- [Given problem]
Restate the data below word for word. Skip any images it contains.

- [Given material]
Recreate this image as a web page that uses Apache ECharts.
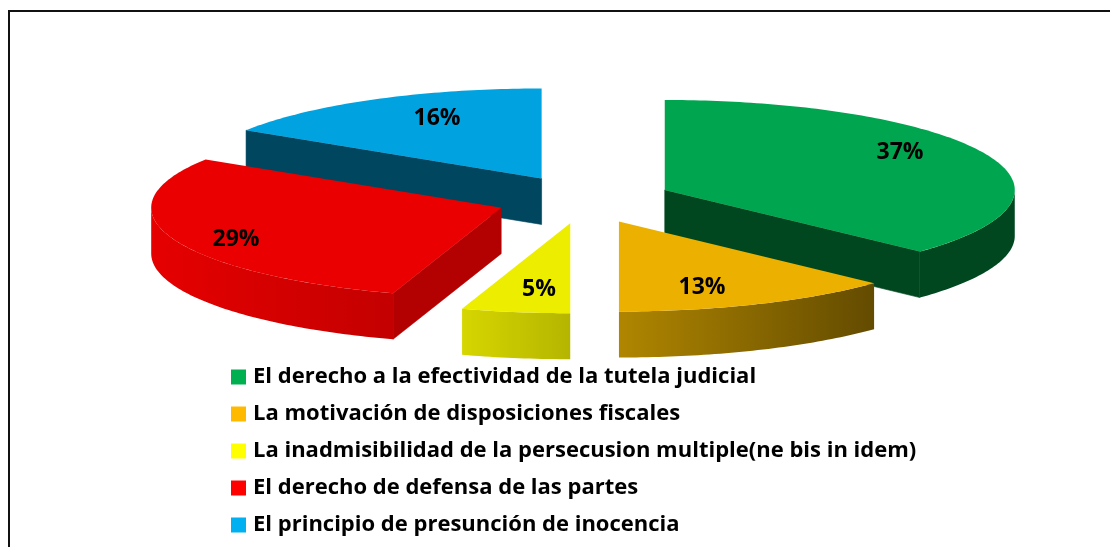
<!DOCTYPE html>
<html>
<head>
<meta charset="utf-8">
<style>
  html, body { margin: 0; padding: 0; background: #fff; }
  #chart { width: 1110px; height: 547px; }
</style>
<script src="https://cdn.jsdelivr.net/npm/echarts@6/dist/echarts.min.js"></script>
</head>
<body>
<div id="chart"></div>
<script>
  const categories = [
    'El derecho a la efectividad de la tutela judicial',
    'La motivación de disposiciones fiscales',
    'La inadmisibilidad de la persecusion multiple(ne bis in idem)',
    'El derecho de defensa de las partes',
    'El principio de presunción de inocencia'
  ]
  const values = [37, 13, 5, 29, 16]

  // legend colours, then the shaded faces of the 3D slices
  const legendColors = ['#00B050', '#FFBA00', '#FFFF00', '#FF0000', '#00B0F0']
  const topColors = ['#00A54F', '#ECB000', '#EDED00', '#EA0000', '#00A2E0']
  const edgeColors = ['#00471F', '#6B5000', '#B8B800', '#B30000', '#00465F']
  const wallFrom = ['#00471F', '#B08600', '#D6D600', '#E60000', '#00465F']
  const wallTo = ['#00471F', '#634B00', '#B5B500', '#C40000', '#00465F']

  // label centres, they do not follow a radial rule in the original
  const labelPos = [[900, 152], [702, 287], [539, 289], [236, 239], [437, 118]]

  // pie projection
  const center = [584, 199.5]
  const rx = 350
  const ry = 90
  const depth = 46
  const explodeX = 88
  const explodeY = 24

  const total = values.reduce((a, b) => a + b, 0)
  const rad = (v) => (v / total) * Math.PI * 2

  function rimPoint(apex, t, dy) {
    return [apex[0] + rx * Math.sin(t), apex[1] - ry * Math.cos(t) + dy]
  }

  function arcPoints(apex, a0, a1, dy) {
    const pts = []
    const n = Math.max(2, Math.ceil((a1 - a0) * 60))
    for (let i = 0; i <= n; i++) {
      pts.push(rimPoint(apex, a0 + ((a1 - a0) * i) / n, dy))
    }
    return pts
  }

  function polygon(points, fill, stroke) {
    return {
      type: 'polygon',
      shape: { points },
      style: { fill, stroke: stroke || fill, lineWidth: stroke ? 0.6 : 0 }
    }
  }

  function sliceGroup(idx) {
    const a0 = rad(values.slice(0, idx).reduce((a, b) => a + b, 0))
    const a1 = a0 + rad(values[idx])
    const mid = (a0 + a1) / 2
    const apex = [
      center[0] + explodeX * Math.sin(mid),
      center[1] - explodeY * Math.cos(mid)
    ]
    const children = []

    // flat cut faces
    const cut = (t) => {
      const rim = rimPoint(apex, t, 0)
      children.push(polygon([apex, rim, [rim[0], rim[1] + depth], [apex[0], apex[1] + depth]], edgeColors[idx], edgeColors[idx]))
    }
    if (a1 < Math.PI - 0.001) cut(a1)
    if (a0 > Math.PI + 0.001) cut(a0)

    // outer wall, only the front half of the rim shows
    const w0 = Math.max(a0, Math.PI / 2)
    const w1 = Math.min(a1, (Math.PI * 3) / 2)
    if (w1 > w0) {
      const top = arcPoints(apex, w0, w1, 0)
      const bottom = arcPoints(apex, w0, w1, depth).reverse()
      // gradient always runs left to right on screen
      const fill = new echarts.graphic.LinearGradient(0, 0, 1, 0, [
        { offset: 0, color: wallFrom[idx] },
        { offset: 1, color: wallTo[idx] }
      ])
      children.push(polygon(top.concat(bottom), fill))
    }

    // top face
    children.push(polygon([apex].concat(arcPoints(apex, a0, a1, 0)), topColors[idx]))

    children.push({
      type: 'text',
      z2: 10,
      style: {
        x: labelPos[idx][0],
        y: labelPos[idx][1],
        text: values[idx] + '%',
        fill: '#000',
        font: 'bold 23px "Open Sans"',
        align: 'center',
        verticalAlign: 'middle'
      }
    })
    return { type: 'group', children }
  }

  // back slices are painted first
  const drawOrder = [4, 3, 0, 2, 1]
  const series = drawOrder.map((idx) => ({
    type: 'custom',
    name: categories[idx],
    coordinateSystem: 'none',
    silent: true,
    itemStyle: { color: legendColors[idx] },
    data: [values[idx]],
    renderItem: () => sliceGroup(idx)
  }))

  const chart = echarts.init(document.getElementById('chart'))
  chart.setOption({
    animation: false,
    backgroundColor: '#fff',
    legend: {
      data: categories,
      orient: 'vertical',
      left: 226,
      top: 359,
      height: 190,
      icon: 'rect',
      itemWidth: 15,
      itemHeight: 15,
      itemGap: 11,
      selectedMode: false,
      textStyle: {
        color: '#000',
        fontFamily: 'Open Sans',
        fontWeight: 'bold',
        fontSize: 22,
        lineHeight: 26,
        padding: [0, 0, 0, 2]
      }
    },
    graphic: [
      {
        type: 'polyline',
        silent: true,
        shape: { points: [[9, 547], [9, 11], [1110, 11]] },
        style: { stroke: '#111', lineWidth: 2, fill: 'none' }
      }
    ],
    series
  })
</script>
</body>
</html>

- [Solution for this problem]
Recreate this image as a web page that uses Apache ECharts.
<!DOCTYPE html>
<html>
<head>
<meta charset="utf-8">
<style>
  html, body { margin: 0; padding: 0; background: #fff; }
  #chart { width: 1110px; height: 547px; }
</style>
<script src="https://cdn.jsdelivr.net/npm/echarts@6/dist/echarts.min.js"></script>
</head>
<body>
<div id="chart"></div>
<script>
  const categories = [
    'El derecho a la efectividad de la tutela judicial',
    'La motivación de disposiciones fiscales',
    'La inadmisibilidad de la persecusion multiple(ne bis in idem)',
    'El derecho de defensa de las partes',
    'El principio de presunción de inocencia'
  ]
  const values = [37, 13, 5, 29, 16]

  // legend colours, then the shaded faces of the 3D slices
  const legendColors = ['#00B050', '#FFBA00', '#FFFF00', '#FF0000', '#00B0F0']
  const topColors = ['#00A54F', '#ECB000', '#EDED00', '#EA0000', '#00A2E0']
  const edgeColors = ['#00471F', '#6B5000', '#B8B800', '#B30000', '#00465F']
  const wallFrom = ['#00471F', '#B08600', '#D6D600', '#E60000', '#00465F']
  const wallTo = ['#00471F', '#634B00', '#B5B500', '#C40000', '#00465F']

  // label centres, they do not follow a radial rule in the original
  const labelPos = [[900, 152], [702, 287], [539, 289], [236, 239], [437, 118]]

  // pie projection
  const center = [584, 199.5]
  const rx = 350
  const ry = 90
  const depth = 46
  const explodeX = 88
  const explodeY = 24

  const total = values.reduce((a, b) => a + b, 0)
  const rad = (v) => (v / total) * Math.PI * 2

  function rimPoint(apex, t, dy) {
    return [apex[0] + rx * Math.sin(t), apex[1] - ry * Math.cos(t) + dy]
  }

  function arcPoints(apex, a0, a1, dy) {
    const pts = []
    const n = Math.max(2, Math.ceil((a1 - a0) * 60))
    for (let i = 0; i <= n; i++) {
      pts.push(rimPoint(apex, a0 + ((a1 - a0) * i) / n, dy))
    }
    return pts
  }

  function polygon(points, fill, stroke) {
    return {
      type: 'polygon',
      shape: { points },
      style: { fill, stroke: stroke || fill, lineWidth: stroke ? 0.6 : 0 }
    }
  }

  function sliceGroup(idx) {
    const a0 = rad(values.slice(0, idx).reduce((a, b) => a + b, 0))
    const a1 = a0 + rad(values[idx])
    const mid = (a0 + a1) / 2
    const apex = [
      center[0] + explodeX * Math.sin(mid),
      center[1] - explodeY * Math.cos(mid)
    ]
    const children = []

    // flat cut faces
    const cut = (t) => {
      const rim = rimPoint(apex, t, 0)
      children.push(polygon([apex, rim, [rim[0], rim[1] + depth], [apex[0], apex[1] + depth]], edgeColors[idx], edgeColors[idx]))
    }
    if (a1 < Math.PI - 0.001) cut(a1)
    if (a0 > Math.PI + 0.001) cut(a0)

    // outer wall, only the front half of the rim shows
    const w0 = Math.max(a0, Math.PI / 2)
    const w1 = Math.min(a1, (Math.PI * 3) / 2)
    if (w1 > w0) {
      const top = arcPoints(apex, w0, w1, 0)
      const bottom = arcPoints(apex, w0, w1, depth).reverse()
      // gradient always runs left to right on screen
      const fill = new echarts.graphic.LinearGradient(0, 0, 1, 0, [
        { offset: 0, color: wallFrom[idx] },
        { offset: 1, color: wallTo[idx] }
      ])
      children.push(polygon(top.concat(bottom), fill))
    }

    // top face
    children.push(polygon([apex].concat(arcPoints(apex, a0, a1, 0)), topColors[idx]))

    children.push({
      type: 'text',
      z2: 10,
      style: {
        x: labelPos[idx][0],
        y: labelPos[idx][1],
        text: values[idx] + '%',
        fill: '#000',
        font: 'bold 23px "Open Sans"',
        align: 'center',
        verticalAlign: 'middle'
      }
    })
    return { type: 'group', children }
  }

  // back slices are painted first
  const drawOrder = [4, 3, 0, 2, 1]
  const series = drawOrder.map((idx) => ({
    type: 'custom',
    name: categories[idx],
    coordinateSystem: 'none',
    silent: true,
    itemStyle: { color: legendColors[idx] },
    data: [values[idx]],
    renderItem: () => sliceGroup(idx)
  }))

  const chart = echarts.init(document.getElementById('chart'))
  chart.setOption({
    animation: false,
    backgroundColor: '#fff',
    legend: {
      data: categories,
      orient: 'vertical',
      left: 226,
      top: 359,
      height: 190,
      icon: 'rect',
      itemWidth: 15,
      itemHeight: 15,
      itemGap: 11,
      selectedMode: false,
      textStyle: {
        color: '#000',
        fontFamily: 'Open Sans',
        fontWeight: 'bold',
        fontSize: 22,
        lineHeight: 26,
        padding: [0, 0, 0, 2]
      }
    },
    graphic: [
      {
        type: 'polyline',
        silent: true,
        shape: { points: [[9, 547], [9, 11], [1110, 11]] },
        style: { stroke: '#111', lineWidth: 2, fill: 'none' }
      }
    ],
    series
  })
</script>
</body>
</html>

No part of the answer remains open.